For as much of a running team as the Gophers have been, they haven't had a 1,000-yard rusher since 2006 when Amir Pinnix ran for 1,272 yards. That's a significant drought, and one that Kirkwood has a realistic shot to snap in 2013.
"It's always being brought up," Kirkwood said of the 1,000-yard mark. "It'd be nice, but being productive is better than 1,000 yards. I could rush for 1,000 yards and have six fumbles and 30 missed blocks and it doesn't even out. For me, I've just got to be productive."
The Gophers hope Kirkwood can be productive, but they're also hoping he can be a leader. Now that he's a fixture of the offense, the 5-foot-10, 223-pound Kirkwood isn't afraid to voice his opinion.
Kirkwood admits he'd rather lead by example than raise his voice, but he's not afraid to get vocal if the situation calls for it.
"He demands other people's full effort, and that's exactly what all the other leaders have to be able to do," said sophomore quarterback Philip Nelson. "He's not afraid to get on you once, tell you what's right. Every time I've seen that happen, the person straightened out. I kind of try to be like him when it comes to being a leader."
In order to reach that 1,000-yard plateau, Kirkwood will once again need the lion's share of carries for the Gophers offense. A year ago, other running backs combined for 106 carries, while the quarterbacks and wide receivers rushed 193 times. Minnesota has depth at running back behind Kirkwood, and Kill has never been one to give one running back 40 carries a game. Kirkwood's highest total last year was 28 carries, which happened twice. He only topped 20 carries four times.
The Gophers have seven running backs on their roster this year. Rodrick Williams emerged last year as another option aside from Kirkwood; he carried the ball 57 times for 261 yards after his redshirt was lifted midway through the season. Williams figures to likely be next in line after Kirkwood. James Gillum had 27 carries in 2012, while David Cobb ran just one time. But coaches and teammates have praised Cobb's progress since spring ball, so he, too, could see his carries increase.

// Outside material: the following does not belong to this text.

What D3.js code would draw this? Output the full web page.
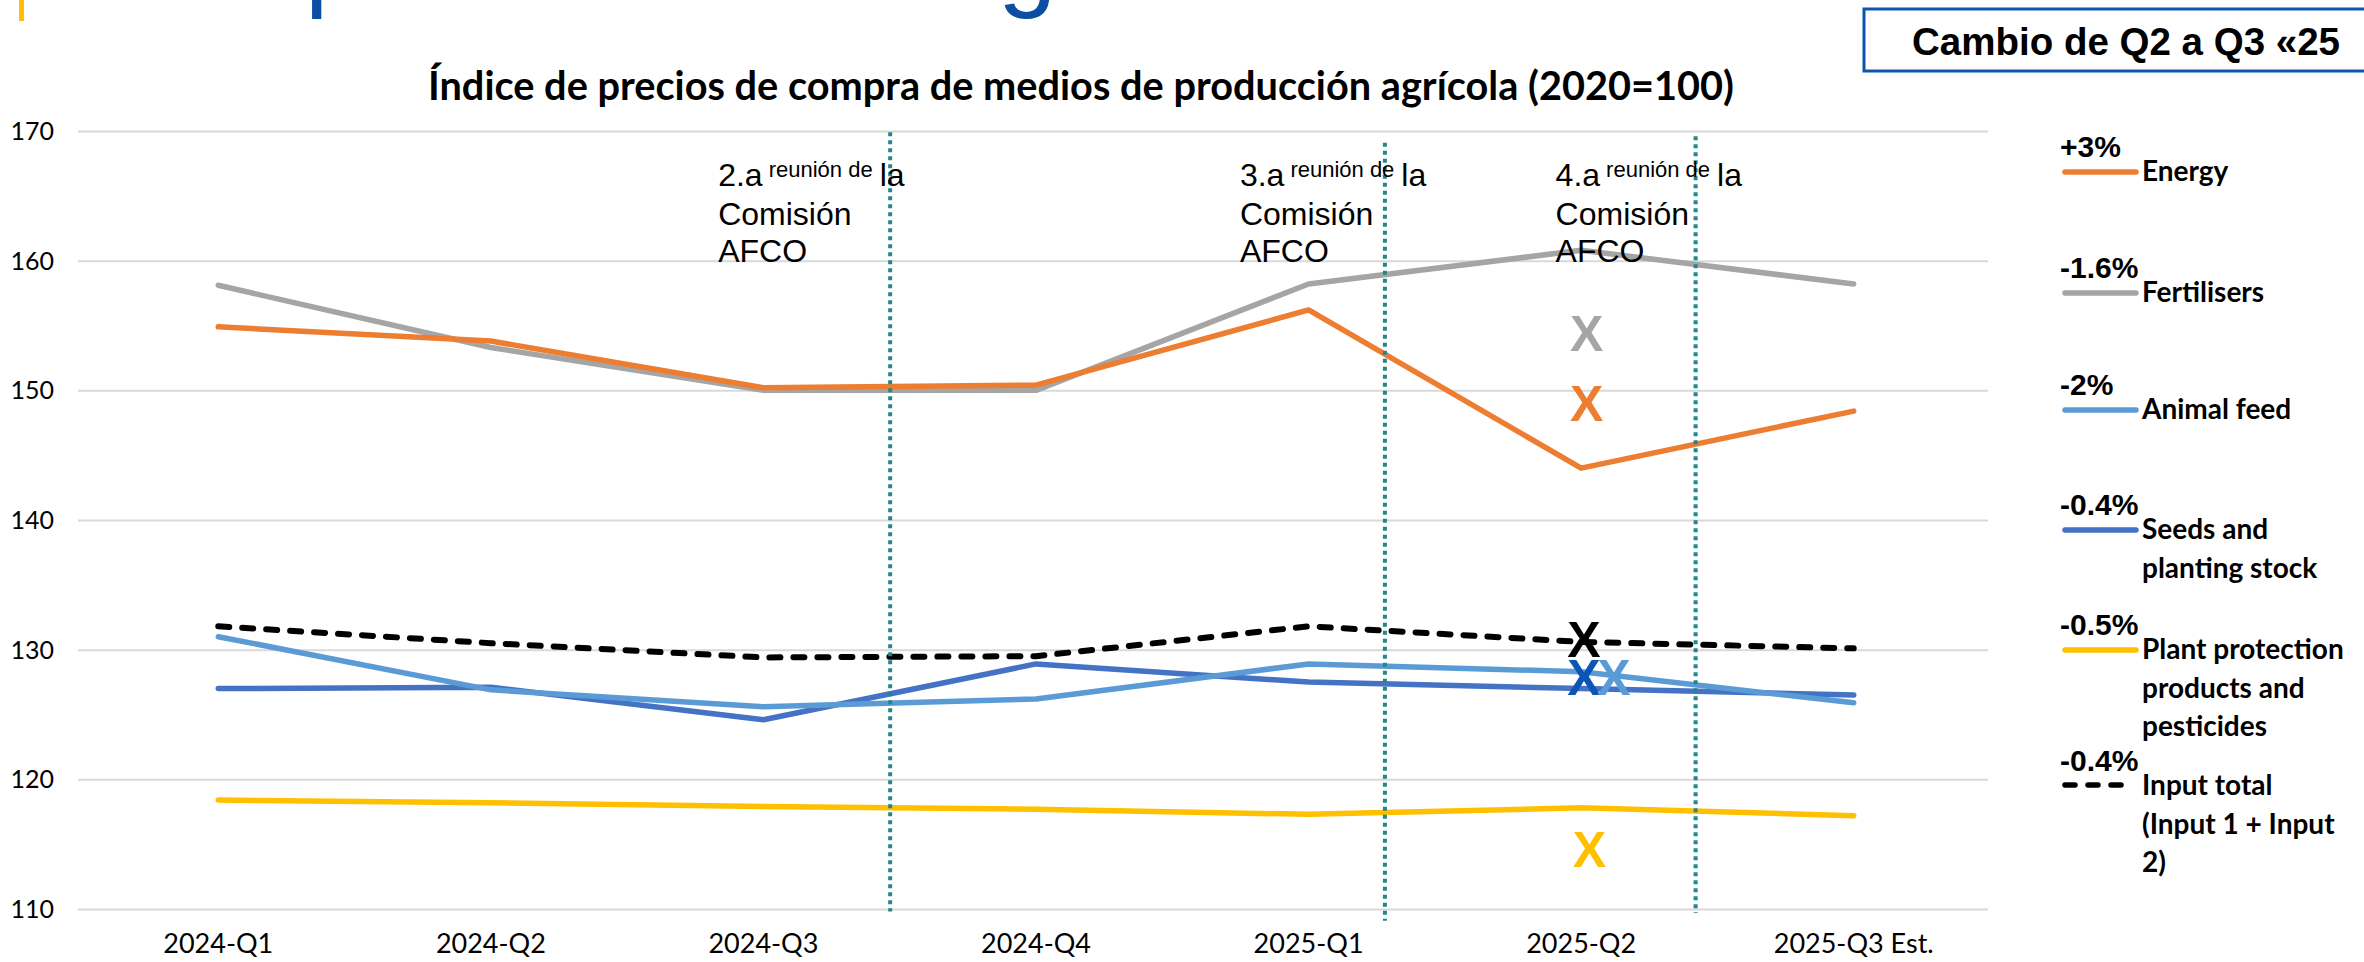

Then there's freshman Berkley Edwards, brother of former NFL wide receiver Braylon Edwards. If Kirkwood and Williams are the stocky, hard-to-tackle backs, Edwards is the speedster of the group. He was a three-star recruit, according to Scout.com, and was also a track star for Chelsea High School in Novi, Mich.
With plenty of options in the backfield, the carries may be distributed among several backs. Kirkwood is just fine with that.

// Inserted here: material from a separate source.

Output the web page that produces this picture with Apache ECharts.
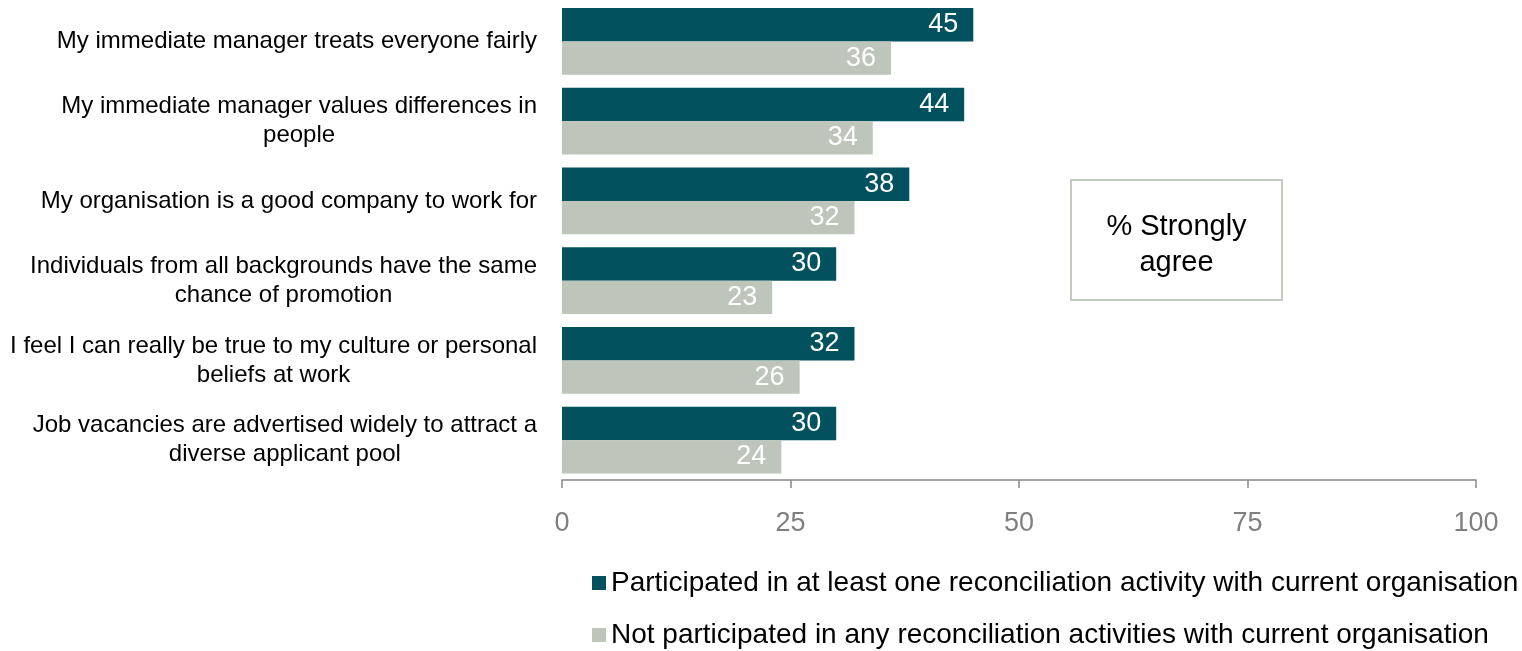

"That's always nice to keep you healthy during the season. We've got the stable for it. The guys are there," Kirkwood said. "You've got Roderick, he's powerful. You've got James, he's elusive. You've got Cobb, who's all-around everything. Then you've got Berkley coming in, who's just speed on the outside. That'll be great if everybody can touch the ball. It'll keep everybody healthy."
There's no doubt about it, though, that Kirkwood will be the Gophers' go-to option in the backfield. If he can stay healthy, which he did last year, he could approach that elusive 1,000-yard mark.
Not that Kirkwood -- of the Gophers -- are too concerned with numbers.
"I think Donnell, he's the lead horse, but there's two or three more guys back there that we've never been, 'Hey, give it to one guy 40 times.' It's never been Coach Kill's philosophy," said offensive coordinator Matt Limegrover. "That's the way you've kind of got to look at it and you keep those guys involved. That's really where we want to be. Donnell, he's the lead dog, that's for sure."